Nats’ offensive struggles continue, and defense isn’t much better in loss to Mets (WaPo)
“We do extra drills. We take ground balls every day,” Martinez said. “Sometimes, when a team’s struggling, you try to do a lot more. Just play the game. Really, all you’ve got to do is play the game. You’ve done it a million times. That’s a double play ball, 10 out of 10 times. Just play the game. Don’t make it hard on yourself. Just do the little things.”
Nationals shortstop Trea Turner to begin rehab assignment in Potomac on Tuesday (WaPo)
It's been exactly six weeks since Turner went down with a broken finger and a six-to-eight week timetable, but at this point, it's anyone's best guess as to when he'll return.

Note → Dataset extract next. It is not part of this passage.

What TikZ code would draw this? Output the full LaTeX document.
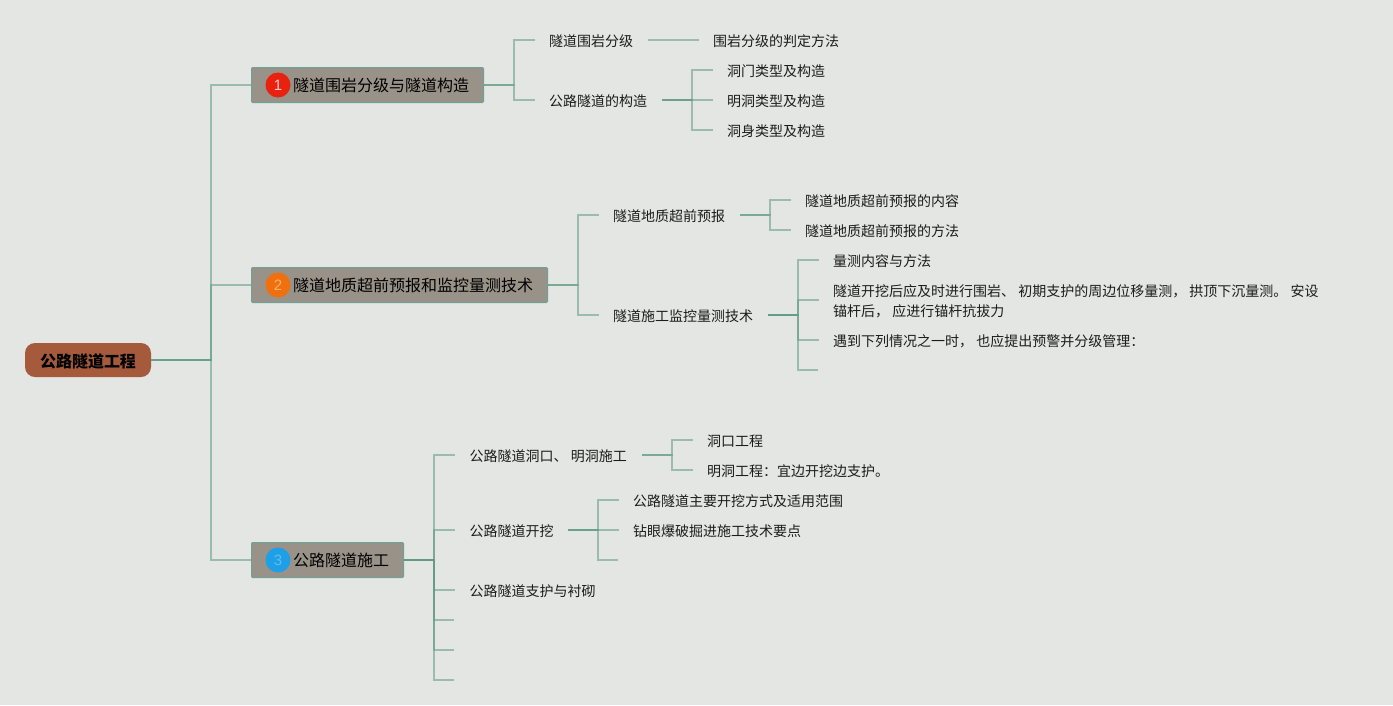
\documentclass[tikz,border=0pt]{standalone}
\usepackage{fontspec}
\setmainfont{Noto Sans CJK SC}
\setsansfont{Liberation Sans}
\usepackage{xcolor}
\usetikzlibrary{positioning, calc}
\definecolor{pagebg}{HTML}{E3E6E2}
\definecolor{rootfill}{HTML}{A65A3C}
\definecolor{topicfill}{HTML}{989288}
\definecolor{topicedge}{HTML}{6FA294}
\definecolor{linkcol}{HTML}{5F9A87}
\definecolor{inktext}{HTML}{1C1C1C}
\definecolor{badgered}{HTML}{E8220F}
\definecolor{badgeorange}{HTML}{F0700F}
\definecolor{badgeblue}{HTML}{1EA0E8}
\definecolor{digitblue}{HTML}{62BCE6}

\begin{document}
\begin{tikzpicture}[
  x=1pt, y=-1pt,
  every node/.style={text=inktext},
  rootbox/.style={draw=none, fill=rootfill, rounded corners=10pt, minimum width=126pt,
    minimum height=34pt, inner sep=0pt, text height=18pt, text depth=3pt,
    font=\fontsize{16}{20}\selectfont\bfseries, text=black},
  topic/.style={draw=topicedge, line width=1pt, fill=topicfill, rounded corners=1pt, anchor=west,
    minimum height=35pt, inner ysep=0pt, inner xsep=14.5pt, text height=16pt, text depth=3pt,
    font=\fontsize{16}{20}\selectfont, text=black},
  badge/.style={circle, minimum size=25pt, inner sep=0pt, font=\fontsize{15}{15}\sffamily},
  leaf/.style={anchor=west, inner xsep=14.5pt, inner ysep=1pt, text height=15pt, text depth=3pt,
    font=\fontsize{14}{20}\selectfont},
  longleaf/.style={anchor=west, inner xsep=14.5pt, inner ysep=1pt, align=left,
    font=\fontsize{14}{20}\selectfont},
  link/.style={draw=linkcol, draw opacity=0.55, line width=1.3pt},
]
  \fill[pagebg] (0, 0) rectangle (1393, 705);

  \node[rootbox] (root) at (88, 360) {公路隧道工程};

  \node[topic] (topicA) at (251, 85) {\hspace*{27pt}隧道围岩分级与隧道构造};
  \node[topic] (topicB) at (251, 285) {\hspace*{27pt}隧道地质超前预报和监控量测技术};
  \node[topic] (topicC) at (251, 560) {\hspace*{27pt}公路隧道施工};

  \node[badge, fill=badgered, text=red!20!white] (badgeA) at (278, 85) {1};
  \node[badge, fill=badgeorange, text=orange!60!white] (badgeB) at (278, 285) {2};
  \node[badge, fill=badgeblue, text=digitblue] (badgeC) at (278, 560) {3};

  \node[leaf] (gradeHead) at (534.5, 40) {隧道围岩分级};
  \node[leaf] (gradeWay) at (698.5, 40) {围岩分级的判定方法};
  \node[leaf] (buildHead) at (534.5, 100) {公路隧道的构造};
  \node[leaf] (buildA) at (712.5, 70) {洞门类型及构造};
  \node[leaf] (buildB) at (712.5, 100) {明洞类型及构造};
  \node[leaf] (buildC) at (712.5, 130) {洞身类型及构造};

  \node[leaf] (geoHead) at (598.5, 215) {隧道地质超前预报};
  \node[leaf] (geoA) at (790.5, 200) {隧道地质超前预报的内容};
  \node[leaf] (geoB) at (790.5, 230) {隧道地质超前预报的方法};
  \node[leaf] (monHead) at (598.5, 315) {隧道施工监控量测技术};
  \node[leaf] (monA) at (818.5, 260) {量测内容与方法};
  \node[longleaf] (monB) at (818.5, 300) {\rule{0pt}{14pt}隧道开挖后应及时进行围岩、 初期支护的周边位移量测， 拱顶下沉量测。 安设\\锚杆后， 应进行锚杆抗拔力};
  \node[leaf] (monC) at (818.5, 340) {遇到下列情况之一时， 也应提出预警并分级管理：};
  \coordinate (monD) at (818, 370);

  \node[leaf] (portHead) at (455, 455) {公路隧道洞口、 明洞施工};
  \node[leaf] (portA) at (692.5, 440) {洞口工程};
  \node[leaf] (portB) at (692.5, 470) {明洞工程：宜边开挖边支护。};
  \node[leaf] (digHead) at (455, 530) {公路隧道开挖};
  \node[leaf] (digA) at (618.5, 500) {公路隧道主要开挖方式及适用范围};
  \node[leaf] (digB) at (618.5, 530) {钻眼爆破掘进施工技术要点};
  \coordinate (digC) at (618, 560);
  \node[leaf] (lining) at (455, 590) {公路隧道支护与衬砌};
  \coordinate (endA) at (454, 620);
  \coordinate (endB) at (454, 650);
  \coordinate (endC) at (454, 680);

  \coordinate (busRoot) at (211, 360);
  \coordinate (busA) at (514, 85);
  \coordinate (busB) at (578, 285);
  \coordinate (busC) at (434, 560);
  \coordinate (busBuild) at (692, 100);
  \coordinate (busGeo) at (770, 215);
  \coordinate (busMon) at (798, 315);
  \coordinate (busPort) at (672, 455);
  \coordinate (busDig) at (598, 530);

  \foreach \kid in {topicA, topicB, topicC} {
    \draw[link] (root.east) -- (busRoot) |- (\kid.west);
  }
  \foreach \kid in {gradeHead, buildHead} {
    \draw[link] (topicA.east) -- (busA) |- (\kid.west);
  }
  \foreach \kid in {geoHead, monHead} {
    \draw[link] (topicB.east) -- (busB) |- (\kid.west);
  }
  \foreach \kid in {portHead, digHead, lining, endA, endB, endC} {
    \draw[link] (topicC.east) -- (busC) |- (\kid);
  }
  \draw[link] (gradeHead.east) -- (gradeWay.west);
  \foreach \kid in {buildA, buildB, buildC} {
    \draw[link] (buildHead.east) -- (busBuild) |- (\kid.west);
  }
  \foreach \kid in {geoA, geoB} {
    \draw[link] (geoHead.east) -- (busGeo) |- (\kid.west);
  }
  \foreach \kid in {monA, monB, monC, monD} {
    \draw[link] (monHead.east) -- (busMon) |- (\kid);
  }
  \foreach \kid in {portA, portB} {
    \draw[link] (portHead.east) -- (busPort) |- (\kid.west);
  }
  \foreach \kid in {digA, digB, digC} {
    \draw[link] (digHead.east) -- (busDig) |- (\kid);
  }
\end{tikzpicture}
\end{document}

Nationals drop series opener to rival Mets (MLB.com)
The Nats began a stretch during which they'll play the Mets seven times over ten games on Tuesday. They dropped another game, aided by anemic offense and slipshod defense.
Nats send Turner to begin rehab assignment (MLB.com)
Turner can now throw without discomfort, but he doesn't seem to have a timeline for the rehab itself now that it's started. In the meantime, Ryan Zimmerman has begun baseball activities again after landing on the IL more than two weeks ago.
MLB panel cuts value of Nats' TV rights in dispute with O's (USA Today)
The Nats are going to receive about $1.3 million fewer, but quick, be outraged so Peter Angelos can feel like he won a battle! (Also, it doesn't seem like the Nats are actually going to get paid.)
First-inning mistakes doom Nats in loss to Mets (MASN)
To win, the Nationals need circumstance on both offense and defense, stellar starting pitching, and for nothing else to go wrong. Those three things haven't happened all that often this year, and they sure didn't happen last night against the Mets, when Wilmer Difo botched a double play that let Wilson Ramos get to the plate to demolish a grand slam off Jeremy Hellickson.
The Bryce of fame (Bronx to Bushville)
"While Bryce Harper is toiling to a .222/.367/.438 slash line six weeks into his 2019 campaign, and for the moment leads the National league in walks and all Major League Baseball in strikeouts, the writer is left with little choice but to ask an admittedly-provocative question: Is Bryce Harper Adam Dunn with better hair?"
Nats manager: It’s a great job, if you can keep it (WaPo)
The next person to replace Davey Martinez, whether they walk in the door in five days, weeks, months, or years, will be the seventh in team history since 2005. Since that year, every team has employed a manager for longer than three years. The Nationals have not done so. That level of turnover is even more unprecedented when one considers the same scenario in the NBA, NFL, and NHL, where the same three-year qualification gets blown by with ease by every team.